I also had several buildings I was trying to convert to hotels or condos like the Times Square Building (a building eventually sold to Jared Kushner), the Clock Tower at Madison Square and others and we met with the Trump Organization about partnerships and/or branding. But even then, the brand was getting tarnished and was grossly overvalued by Trump (Ivanka was the one pitching that to us). My insurance broker at the time was also Trump’s broker and I attended more than one gathering where a Trump was at the table. Kim still recalls a dinner spent next to Don Jr., who she found quite pleasant on that particular occasion (her views changed when she saw the big game hunting photos of him with Eric and their trophy kills).

So here is my point, what the press has called “the big lie” referring to Trump’s claim of having won the 2020 election despite all the evidence and adjudications to the contrary, is not the really big lie. The really big lie is finally getting unmasked this week by the NY State civil case against Trump (I have read the full 220-page civil complaint and it is an amazing recitation of outrageous actions by Trump) and what was well understood in the New York business community and especially the New York real estate community, for years. I’ve certainly known it myself for almost thirty years.

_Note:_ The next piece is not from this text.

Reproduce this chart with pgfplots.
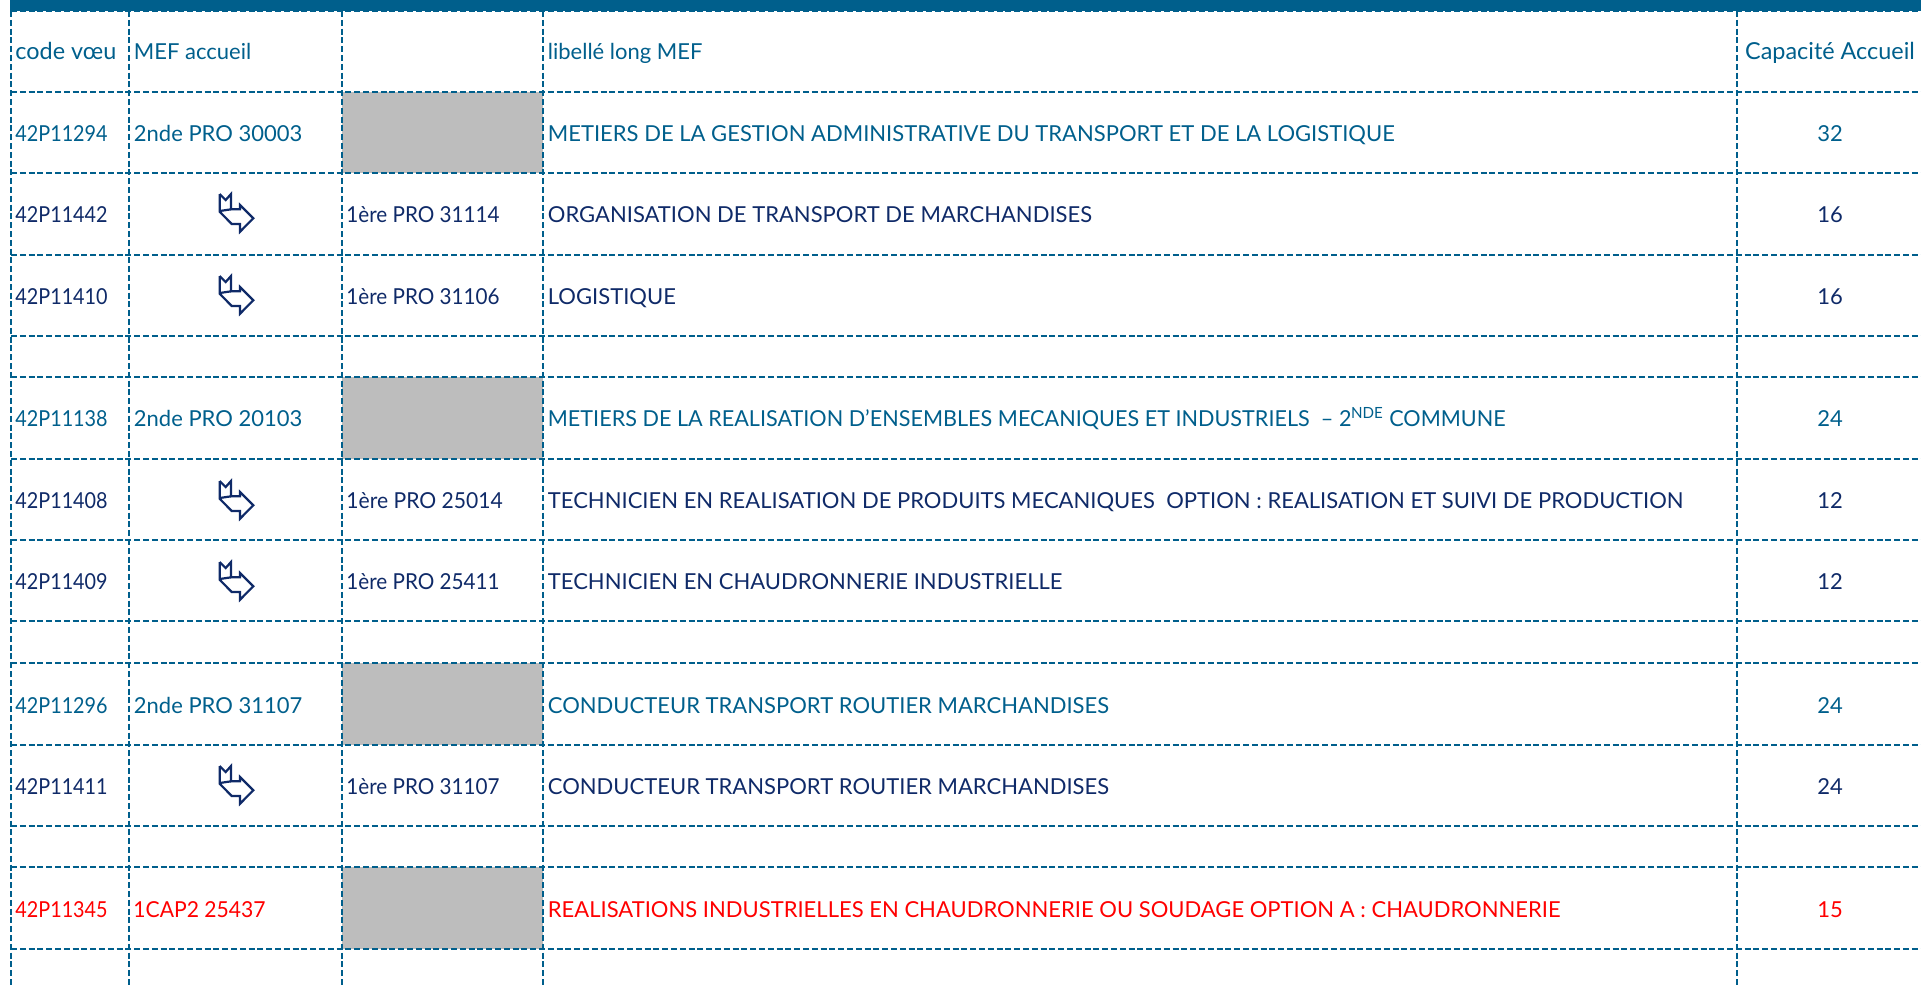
\documentclass[border=0pt]{standalone}
\usepackage{pgfplots}
\pgfplotsset{compat=1.18}
\usepackage{graphicx}
\usepackage{fontspec}
\setmainfont{Lato}
\definecolor{bleu}{HTML}{005F8C}
\definecolor{navy}{HTML}{0F2A68}
\definecolor{gris}{HTML}{BDBDBD}
\definecolor{rouge}{HTML}{FF0000}
\newcommand\T[4]{\node[anchor=base west,inner sep=0pt,text=#1,font=\fontsize{11}{12}\selectfont] at (axis cs:#2,#3) {#4};}
\newcommand\C[4]{\node[anchor=base,inner sep=0pt,text=#1,font=\fontsize{11}{12}\selectfont] at (axis cs:#2,#3) {#4};}
\newcommand\K[1]{\scalebox{0.9}[1]{#1}}
\newcommand\N[1]{\scalebox{0.94}[1]{#1}}
\newcommand\HH[1]{{\fontsize{11.7}{12}\selectfont #1}}
\pgfplotsset{
  grille/.style={no marks,color=bleu,line width=1.1pt,dash pattern=on 3pt off 1.4pt,forget plot},
  icone/.style={no marks,color=navy,line width=1.1pt,line join=miter,forget plot},
  cellule/.style={no marks,draw=none,fill=gris,forget plot},
}
\begin{document}
\begin{tikzpicture}
\begin{axis}[
  scale only axis,width=960.5pt,height=493.5pt,
  xmin=0,xmax=1921,ymin=0,ymax=987,y dir=reverse,
  hide axis,clip=true]
% bandeau
\addplot[no marks,draw=none,fill=bleu,forget plot] coordinates {(10,0)(1921,0)(1921,10.5)(10,10.5)} -- cycle;
% cellules grises
\addplot[cellule] coordinates {(342,92)(543,92)(543,173)(342,173)} -- cycle;
\addplot[cellule] coordinates {(342,377)(543,377)(543,459)(342,459)} -- cycle;
\addplot[cellule] coordinates {(342,663)(543,663)(543,745)(342,745)} -- cycle;
\addplot[cellule] coordinates {(342,867)(543,867)(543,949)(342,949)} -- cycle;
% grille
\pgfplotsinvokeforeach{11,92,173,255,336,377,459,540,621,663,745,826,867,949}{
  \addplot[grille] coordinates {(11,#1)(1921,#1)};
}
\pgfplotsinvokeforeach{11,128.7,342,543,1737}{
  \addplot[grille] coordinates {(#1,11)(#1,987)};
}
% icones
\addplot[icone] coordinates {(219.7,194)(225.7,200)(231,194)(231,209.3)(240,209.3)(240,205)(253.3,218.3)(240,231.7)(240,224)(231.7,224)(219.7,211.7)(219.7,194)};
\addplot[icone] coordinates {(219.7,211)(231,209.3)};
\addplot[icone] coordinates {(219.7,276)(225.7,282)(231,276)(231,291.3)(240,291.3)(240,287)(253.3,300.3)(240,313.7)(240,306)(231.7,306)(219.7,293.7)(219.7,276)};
\addplot[icone] coordinates {(219.7,293)(231,291.3)};
\addplot[icone] coordinates {(219.7,481)(225.7,487)(231,481)(231,496.3)(240,496.3)(240,492)(253.3,505.3)(240,518.7)(240,511)(231.7,511)(219.7,498.7)(219.7,481)};
\addplot[icone] coordinates {(219.7,498)(231,496.3)};
\addplot[icone] coordinates {(219.7,562)(225.7,568)(231,562)(231,577.3)(240,577.3)(240,573)(253.3,586.3)(240,599.7)(240,592)(231.7,592)(219.7,579.7)(219.7,562)};
\addplot[icone] coordinates {(219.7,579)(231,577.3)};
\addplot[icone] coordinates {(219.7,766)(225.7,772)(231,766)(231,781.3)(240,781.3)(240,777)(253.3,790.3)(240,803.7)(240,796)(231.7,796)(219.7,783.7)(219.7,766)};
\addplot[icone] coordinates {(219.7,783)(231,781.3)};
% en-tetes
\T{bleu}{15}{59}{\HH{code vœu}}
\T{bleu}{133.5}{59}{MEF accueil}
\T{bleu}{547.5}{59}{libellé long MEF}
\C{bleu}{1830}{59}{\HH{Capacité Accueil}}
% lignes
\T{bleu}{15}{141}{\K{42P11294}}\T{bleu}{133.5}{141}{2nde PRO 30003}
\T{bleu}{547.5}{141}{METIERS DE LA GESTION ADMINISTRATIVE DU TRANSPORT ET DE LA LOGISTIQUE}\C{bleu}{1830}{141}{32}
\T{navy}{15}{222}{\K{42P11442}}\T{navy}{346}{222}{\N{1ère PRO 31114}}
\T{navy}{547.5}{222}{ORGANISATION DE TRANSPORT DE MARCHANDISES}\C{navy}{1830}{222}{16}
\T{navy}{15}{304}{\K{42P11410}}\T{navy}{346}{304}{\N{1ère PRO 31106}}
\T{navy}{547.5}{304}{LOGISTIQUE}\C{navy}{1830}{304}{16}
\T{bleu}{15}{426}{\K{42P11138}}\T{bleu}{133.5}{426}{2nde PRO 20103}
\T{bleu}{547.5}{426}{\scalebox{0.982}[1]{METIERS DE LA REALISATION D’ENSEMBLES MECANIQUES ET INDUSTRIELS\ \ – 2\textsuperscript{NDE} COMMUNE}}\C{bleu}{1830}{426}{24}
\T{navy}{15}{508}{\K{42P11408}}\T{navy}{346}{508}{\scalebox{0.96}[1]{1ère PRO 25014}}
\T{navy}{547.5}{508}{TECHNICIEN EN REALISATION DE PRODUITS MECANIQUES\ \ OPTION : REALISATION ET SUIVI DE PRODUCTION}\C{navy}{1830}{508}{12}
\T{navy}{15}{589}{\K{42P11409}}\T{navy}{346}{589}{\N{1ère PRO 25411}}
\T{navy}{547.5}{589}{TECHNICIEN EN CHAUDRONNERIE INDUSTRIELLE}\C{navy}{1830}{589}{12}
\T{bleu}{15}{713}{\K{42P11296}}\T{bleu}{133.5}{713}{2nde PRO 31107}
\T{bleu}{547.5}{713}{CONDUCTEUR TRANSPORT ROUTIER MARCHANDISES}\C{bleu}{1830}{713}{24}
\T{navy}{15}{794}{\K{42P11411}}\T{navy}{346}{794}{\N{1ère PRO 31107}}
\T{navy}{547.5}{794}{CONDUCTEUR TRANSPORT ROUTIER MARCHANDISES}\C{navy}{1830}{794}{24}
\T{rouge}{15}{917}{\K{42P11345}}\T{rouge}{133}{917}{\scalebox{0.96}[1]{1CAP2 25437}}
\T{rouge}{547.5}{917}{REALISATIONS INDUSTRIELLES EN CHAUDRONNERIE OU SOUDAGE OPTION A : CHAUDRONNERIE}\C{rouge}{1830}{917}{15}
\end{axis}
\useasboundingbox (current axis.south west) rectangle (current axis.north east);
\end{tikzpicture}
\end{document}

Donald Trump has always been more flash and less substance. His lifestyle post-bankruptcy was a sham. His brand was anything but powerful. His business practices were suspect for years. His wealth statistics and valuations were debunked first by Forbes and now by a New York State Supreme Court judge who has given summary judgement to the OAG stating that Trump’s business had a long pattern of fraudulent behavior and was thus incontestable.

Whether or not any of this will matter to Trump voters is hard to predict. MAGA Republican extremists, Trump and truthful reality are rarely synonymous these days. The Big Lie, whether it means who Trump really is or who wins an election will be up to voters in 2024. Today I heard Howard Dean say that when it comes to elections, the electorate is the boss and that the boss is always the boss in a democracy. Let’s end all of these big lies at the ballot box.